Tuesday, September 8, 2015

Regrets

TIM KREIDER’s essay, “The Summer That Never Was,” captures the longings of someone who had laid out his plans for a trip to Iceland, a to-do list that never materialized. (I want to go to Iceland, too, partly because the landscapes look like they're from another planet, partly because I want to learn how to pronounce the weird names of places.) There’s a familiar tone to it, I suppose: the fact that the possibilities for travel, leisure, and adventure are endless; yet I am limited by my career, which, in a sense, is of my own choosing. The essay speaks volumes to me, a doctor in training trapped—by choice—in the hospital, wanting to do so much more.

He writes,

"I’m not old but I’m not young anymore, either, and if you’re a procrastinator and a ditherer like me you can manage to sustain until well into midlife the delusion that you might yet get around to doing all the things you meant to do; making a movie, getting married, living in Paris.
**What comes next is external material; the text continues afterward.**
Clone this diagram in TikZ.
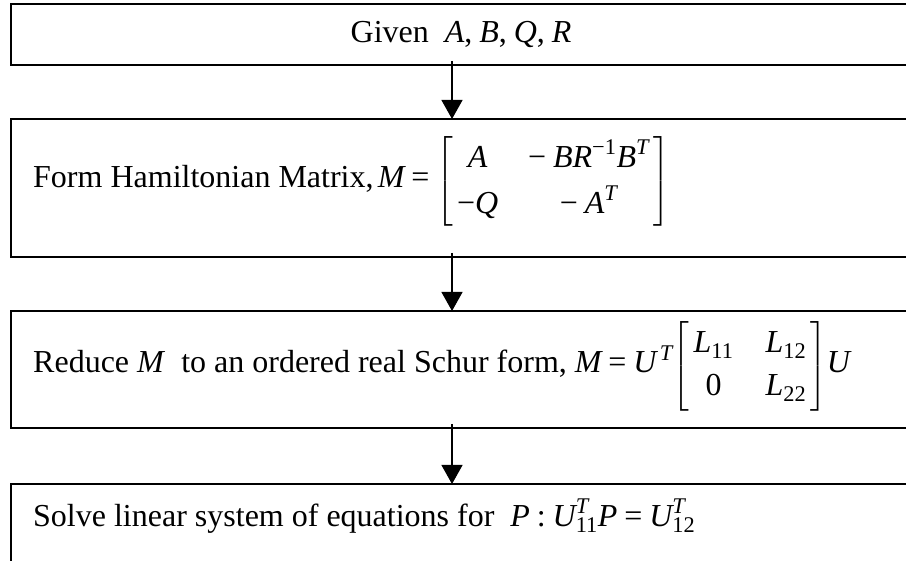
\documentclass[tikz,border=0pt]{standalone}
\usepackage{amsmath}
\usepackage{fontspec}
\setmainfont{Liberation Serif}
\usetikzlibrary{arrows.meta,calc}
\newcommand\vi[1]{\text{\itshape #1}}
\newcommand\vr[1]{\text{#1}}
\newcommand\meq{\mathrel{\text{=}}}
\newcommand\um{\text{−}}
\newcommand\cm{\text{,}\;}
\begin{document}
\begin{tikzpicture}[x=1pt,y=-1pt,
  font=\fontsize{32}{38}\selectfont,
  box/.style={draw, line width=1.8pt, minimum width=900pt, anchor=north west, inner sep=0pt, outer sep=0pt},
  arr/.style={line width=1.2pt, -{Triangle[length=19pt,width=21pt]}},
  lbl/.style={inner sep=0pt, anchor=base west}]
\fill[white] (0,0) rectangle (906,561);
\useasboundingbox (0,0) rectangle (906,561);
\node[box, minimum height=61pt] (b1) at (11,4) {};
\node[box, minimum height=138pt] (b2) at (11,119) {};
\node[box, minimum height=117pt] (b3) at (11,311) {};
\node[box, minimum height=110pt] (b4) at (11,484) {};
\draw[arr] ($(b1.south west)+(441,-4)$) -- ($(b2.north west)+(441,0)$);
\draw[arr] ($(b2.south west)+(441,-4)$) -- ($(b3.north west)+(441,0)$);
\draw[arr] ($(b3.south west)+(441,-4)$) -- ($(b4.north west)+(441,0)$);
\node[lbl, anchor=base] (t1) at (461,43) {Given\ \ $\vi{A}\cm\vi{B}\cm\vi{Q}\cm\vi{R}$};
\node[lbl] (t2) at (33,188) {\delimiterfactor=1000 \delimitershortfall=0pt \renewcommand\arraystretch{1.105}Form Hamiltonian Matrix,$\,\vi{M} \meq \left[\begin{array}{@{\,}c@{\hspace{30pt}}c@{\,}} \vi{A} & \um\;\vi{B}\vi{R}^{\um\vr{1}}\vi{B}^{\vi{T}} \\[4pt] \um\vi{Q} & \um\;\vi{A}^{\vi{T}} \end{array}\right]$};
\node[lbl] (t3) at (33,373) {\delimiterfactor=1000 \delimitershortfall=0pt \renewcommand\arraystretch{0.895}Reduce \textit{M}\ \ to an ordered real Schur form, $\vi{M} \meq \vi{U}^{\,\vi{T}}\!\left[\begin{array}{@{\,}c@{\hspace{32pt}}c@{\,}} \vi{L}_{\vr{11}} & \vi{L}_{\vr{12}} \\[9pt] \vr{0} & \vi{L}_{\vr{22}}\end{array}\right]\!\vi{U}$};
\node[lbl] (t4) at (33,526) {Solve linear system of equations for\ \ $\vi{P} \mathrel{\text{:}} \vi{U}^{\vi{T}}_{\vr{11}}\vi{P} \meq \vi{U}^{\vi{T}}_{\vr{12}}$};
\end{tikzpicture}
\end{document}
But at some point you start to suspect that you might not end up doing that stuff after all, and have to consider the possibility that the life you have right now might pretty much be it."

He continues,

"I suspect that the way I feel now, at summer’s end, is about how I’ll feel at the end of my life, assuming I have time and mind enough to reflect: bewildered by how unexpectedly everything turned out, regretful about all the things I didn’t get around to, clutching the handful of friends and funny stories I’ve amassed, and wondering where it all went. And I’ll probably still be evading the same truth I’m evading now: that the life I ended up with, much as I complain about it, was pretty much the one I chose. And my dissatisfactions with it are really with my own character, with my hesitation and timidity."

I don’t know what to make of this, but do give it a few minutes of your time, especially if you’re well into your twenties, ready to conquer the world, but can’t seem to get around your schedule.